The lesser imperialists affected can on the one hand well understand that the conditions of global business require strict control and the permanent readiness to use force, not least when the most fundamental resource of all capitalist business — oil — and its Muslim administrators who are always arousing suspicion are at issue. On the other hand, in the case of the war on Iraq, they were excluded from enforcing this control and from having a say in questions concerning the purpose, type and consequences of the war. Nor were they given any say in how the benefits of this forcible reordering of the oil region were to be distributed. Instead, the Americans monopolized all decision-making power for themselves. All this renders the Europeans’ visions for world order, for which they are likewise constantly ready and willing to go to war if they deem it necessary and expedient, simply void. Neither were they consulted, nor did they have the guts to actually insist on political co-determination while confronting the United States, and therefore took refuge in challenging the legitimacy of the way the Americans handled things. Where they could not obligate the American power to take European interests into consideration, they insisted that the United States return to the formalities of shared legal UN procedures. With skillful diplomatic maneuvering, they attempted to qualify the superpower’s self-authorization and bind the United States to resolutions to which it was only willing to agree on the condition that it interpret them as it pleased. By debating the legitimacy of the war, they tried to compel the United States to give heed to European interests just as the United States had put an end to this old custom and was about to establish a new set of rules for the “community of nations.”

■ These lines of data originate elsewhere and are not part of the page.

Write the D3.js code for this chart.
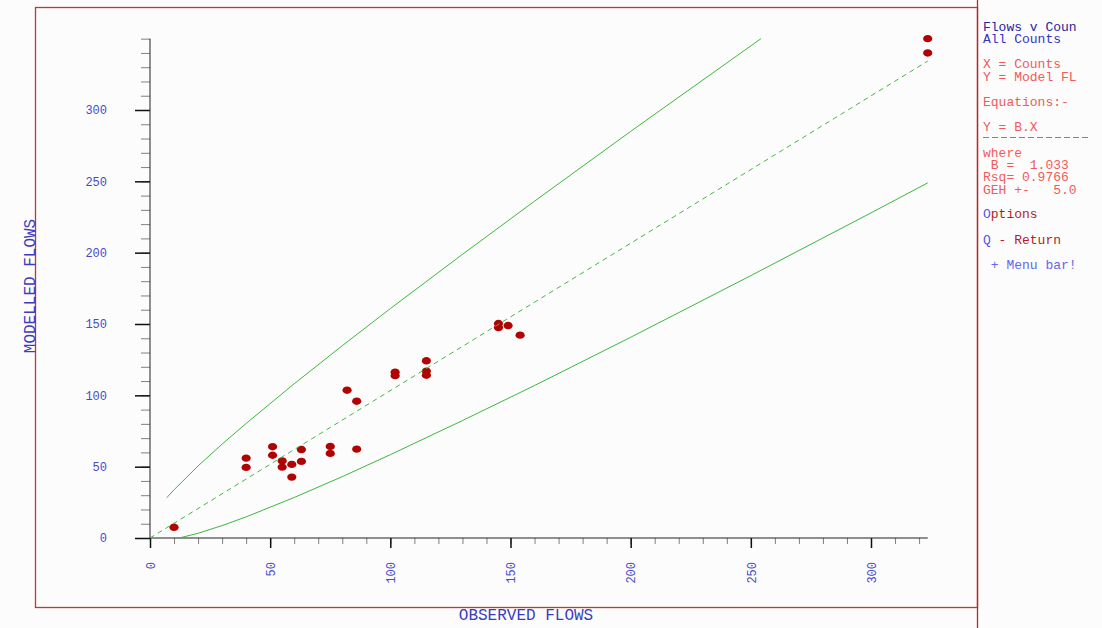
<!DOCTYPE html>
<html>
<head>
<meta charset="utf-8">
<script src="https://cdn.jsdelivr.net/npm/d3@7"></script>
<style>
  body { margin: 0; background: #fcfcfc; }
  svg { display: block; }
  text { font-family: "Liberation Mono", "DejaVu Sans Mono", monospace; }
</style>
</head>
<body>
<svg id="chart" width="1102" height="628"></svg>
<script>
(function(){
    // observed counts vs modelled flows
    var obsFlows = [10, 40, 40, 51, 51, 55, 55, 59, 59, 63, 63, 75, 75, 86,
                    82, 86, 102, 102, 115, 115, 115, 145, 145, 149, 154, 323.6, 323.6];
    var modFlows = [7.5, 56, 49.5, 64, 58, 54, 49.7, 51.6, 42.7, 62, 53.7, 64.2, 59.3, 62.3,
                    103.6, 95.9, 116.2, 113.8, 124.2, 117, 114.1, 150.3, 147.5, 148.9, 142.2, 350, 340];

    // fitted line Y = B.X
    var fitX = [0, 323.6];
    var fitY = [0, 334.3];

    // GEH +- 5 envelope
    var upperX = [7, 10, 20, 30, 40, 60, 80, 100, 130, 160, 200, 254.2];
    var upperY = [28.3, 33.8, 50.5, 65.8, 80.3, 108.1, 134.8, 160.8, 198.8, 236.1, 285.0, 350];
    var lowerX = [12.1, 20, 30, 40, 60, 80, 100, 130, 160, 200, 250, 300, 323.6];
    var lowerY = [0, 3.3, 8.7, 14.8, 28.4, 43.0, 58.4, 82.3, 106.9, 140.7, 183.9, 227.9, 248.9];

    var majorTicks = [0, 50, 100, 150, 200, 250, 300];
    var xMinorTicks = d3.range(0, 321, 10);
    var yMinorTicks = d3.range(0, 351, 10);

    var panelLines = [
        {y: 27,  parts: [["Flows v Coun", "#24249c"]]},
        {y: 39,  parts: [["All Counts", "#3434c0"]]},
        {y: 64,  parts: [["X = Counts", "#f05a5a"]]},
        {y: 77,  parts: [["Y = Model FL", "#f05a5a"]]},
        {y: 102, parts: [["Equations:-", "#f05a5a"]]},
        {y: 127, parts: [["Y = B.X", "#f05a5a"]]},
        {y: 153, parts: [["where", "#f05a5a"]]},
        {y: 165, parts: [[" B =  1.033", "#f05a5a"]]},
        {y: 177, parts: [["Rsq= 0.9766", "#f05a5a"]]},
        {y: 190, parts: [["GEH +-   5.0", "#f05a5a"]]},
        {y: 214, parts: [["O", "#5656e6"], ["ptions", "#b41c1c"]]},
        {y: 240, parts: [["Q", "#5656e6"], [" - Return", "#b41c1c"]]},
        {y: 265, parts: [[" + Menu bar!", "#6464f0"]]}
    ];

    var svg = d3.select("#chart");

    var x = d3.scaleLinear().domain([0, 300]).range([150, 871]);
    var y = d3.scaleLinear().domain([0, 300]).range([538, 110]);

    // frame and side panel divider
    svg.append("rect")
        .attr("x", 35.5).attr("y", 7.5)
        .attr("width", 942).attr("height", 600)
        .attr("fill", "none")
        .attr("stroke", "#c43434")
        .attr("stroke-width", 1.3);

    svg.append("line")
        .attr("x1", 977.5).attr("x2", 977.5)
        .attr("y1", 0).attr("y2", 628)
        .attr("stroke", "#b42a2a")
        .attr("stroke-width", 1.3);

    // minor ticks
    svg.append("g")
        .attr("transform", "translate(" + x(0) + ",0)")
        .call(d3.axisLeft(y).tickValues(yMinorTicks).tickSize(9).tickFormat(""))
        .call(function(g){
            g.select(".domain").remove();
            g.selectAll("line").attr("stroke", "#808080");
        });

    svg.append("g")
        .attr("transform", "translate(0," + y(0) + ")")
        .call(d3.axisBottom(x).tickValues(xMinorTicks).tickSize(6).tickFormat(""))
        .call(function(g){
            g.select(".domain").remove();
            g.selectAll("line").attr("stroke", "#808080");
        });

    // major ticks + labels
    svg.append("g")
        .attr("transform", "translate(" + x(0) + ",0)")
        .call(d3.axisLeft(y).tickValues(majorTicks).tickSize(15).tickPadding(28))
        .call(function(g){
            g.select(".domain").remove();
            g.selectAll("line").attr("stroke", "#101010").attr("stroke-width", 1.5);
            g.selectAll("text")
                .attr("fill", "#4a4ac8")
                .style("font-size", "12px")
                .style("font-family", "'Liberation Mono', monospace");
        });

    svg.append("g")
        .attr("transform", "translate(0," + y(0) + ")")
        .call(d3.axisBottom(x).tickValues(majorTicks).tickSize(10))
        .call(function(g){
            g.select(".domain").remove();
            g.selectAll("line").attr("stroke", "#101010").attr("stroke-width", 1.5);
            g.selectAll("text")
                .attr("transform", "rotate(-90)")
                .attr("x", -24).attr("y", 0).attr("dy", "0.35em")
                .attr("text-anchor", "end")
                .attr("fill", "#4a4ac8")
                .style("font-size", "12px")
                .style("font-family", "'Liberation Mono', monospace");
        });

    // axis lines
    svg.append("line")
        .attr("x1", x(0)).attr("x2", x(0))
        .attr("y1", y(0)).attr("y2", y(350))
        .attr("stroke", "#202020");
    svg.append("line")
        .attr("x1", x(0)).attr("x2", x(323.6))
        .attr("y1", y(0)).attr("y2", y(0))
        .attr("stroke", "#202020");

    // axis titles
    svg.append("text")
        .attr("transform", "translate(31,286) rotate(-90)")
        .attr("text-anchor", "middle")
        .attr("dominant-baseline", "central")
        .attr("fill", "#3c3cc0")
        .style("font-size", "16px")
        .text("MODELLED FLOWS");

    svg.append("text")
        .attr("x", 526).attr("y", 616)
        .attr("text-anchor", "middle")
        .attr("dominant-baseline", "central")
        .attr("fill", "#3c3cc0")
        .style("font-size", "16px")
        .text("OBSERVED FLOWS");

    // data points
    svg.append("g").selectAll("ellipse")
        .data(obsFlows)
        .enter()
        .append("ellipse")
        .attr("cx", function(d){ return x(d); })
        .attr("cy", function(d, i){ return y(modFlows[i]); })
        .attr("rx", 4.6)
        .attr("ry", 3.7)
        .attr("fill", "#b00404");

    // lines
    var line = d3.line()
        .x(function(d){ return x(d[0]); })
        .y(function(d){ return y(d[1]); });

    svg.append("path")
        .datum(d3.zip(upperX, upperY))
        .attr("d", line)
        .attr("fill", "none")
        .attr("stroke", "#3cb83c")
        .attr("stroke-width", 1);

    svg.append("path")
        .datum(d3.zip(lowerX, lowerY))
        .attr("d", line)
        .attr("fill", "none")
        .attr("stroke", "#3cb83c")
        .attr("stroke-width", 1);

    svg.append("path")
        .datum(d3.zip(fitX, fitY))
        .attr("d", line)
        .attr("fill", "none")
        .attr("stroke", "#44b844")
        .attr("stroke-width", 1)
        .attr("stroke-dasharray", "5,4");

    // side panel
    var panel = svg.append("g");
    panelLines.forEach(function(row){
        var t = panel.append("text")
            .attr("x", row.y === 265 ? 983 : 983)
            .attr("y", row.y)
            .attr("dominant-baseline", "central")
            .style("font-size", "13px")
            .attr("xml:space", "preserve")
            .style("white-space", "pre");
        row.parts.forEach(function(p){
            t.append("tspan").attr("fill", p[1]).text(p[0]);
        });
    });

    panel.append("line")
        .attr("x1", 983).attr("x2", 1088)
        .attr("y1", 137.5).attr("y2", 137.5)
        .attr("stroke", "#44b044")
        .attr("stroke-dasharray", "6,3");
})();
</script>
</body>
</html>
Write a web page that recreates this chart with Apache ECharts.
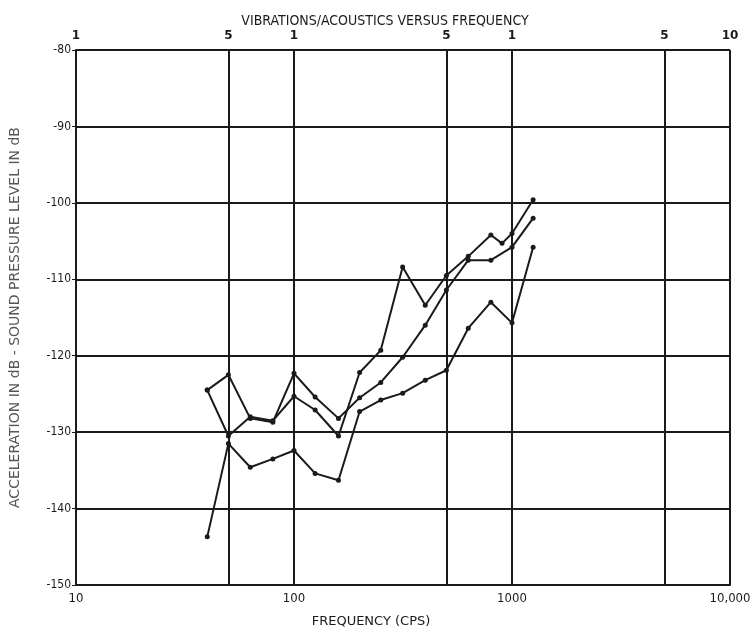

The United States has now presented itself and the “coalition of the willing” as the sole authors, protectors, and agents of this new agenda, and has demanded that its own special status be acknowledged. Just as the establishment of the UN was intended to put an end to the right of sovereign nations to use force in their affairs, the United States has now set out to subject the remaining veto rights of the Security Council’s permanent members to a fundamental reform in the spirit of Americanized international law. In opposition to the demand of the Europeans that the use of force against proclaimed outlaws such as Saddam be alone the result of free agreement among the relevant authorities of international law, i.e., the result of their own participation in such matters, the United States emphasizes the binding legal character of any military action it deems necessary. For the sake of both the legal force of international law and of the respect paid to it, which can only be guaranteed by (America’s) uncompromising enforcement, any freely calculating, political way of dealing with it must be ruled out. The United States therefore takes the European governments’ insistence on traditional veto rights in times that call for the mobilization of all available law enforcement agents to be both a calculating abuse of petty formalities and a downright sin against the spirit of international law. Thus both the United States — ready and willing to use its power — and those European nations looking to curb the American urge to establish a monopoly on war invoke the articles of international law. The peculiarity of these articles, however, is that they concede both camps the legal correctness of their respective “arguments.” Yet the party that, when it comes to international law, insists on its binding character and enforcement and has the power to do so is a little more right. Whereas the UN charter understood the subordination of states under the global “rule of law” as a sovereign act, America has made clear in its references to the legal situation that such a plain contradiction embodied in a solemnly declared charter may be convenient for idealizing the existing system of force and using it as a diplomatic lever, but is unsuitable in times when a state deploys legitimate force requiring command and obedience.

V.

Through the disputes concerning the legitimacy of a second war on Iraq, the juristic need for and the interpretation of another Security Council resolution, and the way the Americans handled the old UN regime of international law, all nations involved have become aware of the fact that by monopolizing the claim to legitimacy under international law, the United States has taken the first formal step toward raising the imperialistic questions of superiority to be settled in the next few years. America has undertaken an attempt to permanently exclude both its former allies and its former enemies from control over the global system of force and the capitalist business conditions implicit in it; instead, they are to perform new, subordinate services. For this endeavor, the world power demands advance recognition of its sole competence in matters of global law and expects to receive support in implementing its demanding plan to secure a global monopoly on the use of force.

And indeed, the confrontation between America’s legal viewpoint and all other states with respect to the current global balance of power — or the one yet to be established — is in effect a vast, long-term and worldwide diplomatic test program for the tester’s own freedom to act and the reliability of the testees. The degree to which a nation either acknowledges or disputes America’s right to subordinate the rest of the “community of nations” is a sure criterion of the quality of international relations. Whoever tries to dodge this claim or contests the legitimacy of preemptive defense against states who do, and who thus poses a threat to America’s security, can be quickly and unmistakably identified as a foreseeable political troublemaker. States branded as deviants will be faced with the question of whether they — as sovereign powers that acknowledge none but themselves as competent holders of ultimate rights — will yield to the superior power of a right even higher than theirs, or risk the superior hostility of the superpower.

Propagating new power relations — or denying them — as a question of international law can also be used to beguile peoples spoilt by legal thinking. It is not a difficult task for an agitator to sell a nation’s interests to nationalist masses as a clear case of pro bono contra malum, for the public good, and therefore as a question of national rights. That’s why German and other war opponents completely missed the point when asking about the legitimacy of the war, about the appropriateness of the means by which Saddam was punished, about the collateral damage to innocent civilians, and about what else “we” might have to put up with from ill-mannered American cabinet ministers and senators. Some of the European leaders will certainly be able to come up with answers to all these questions.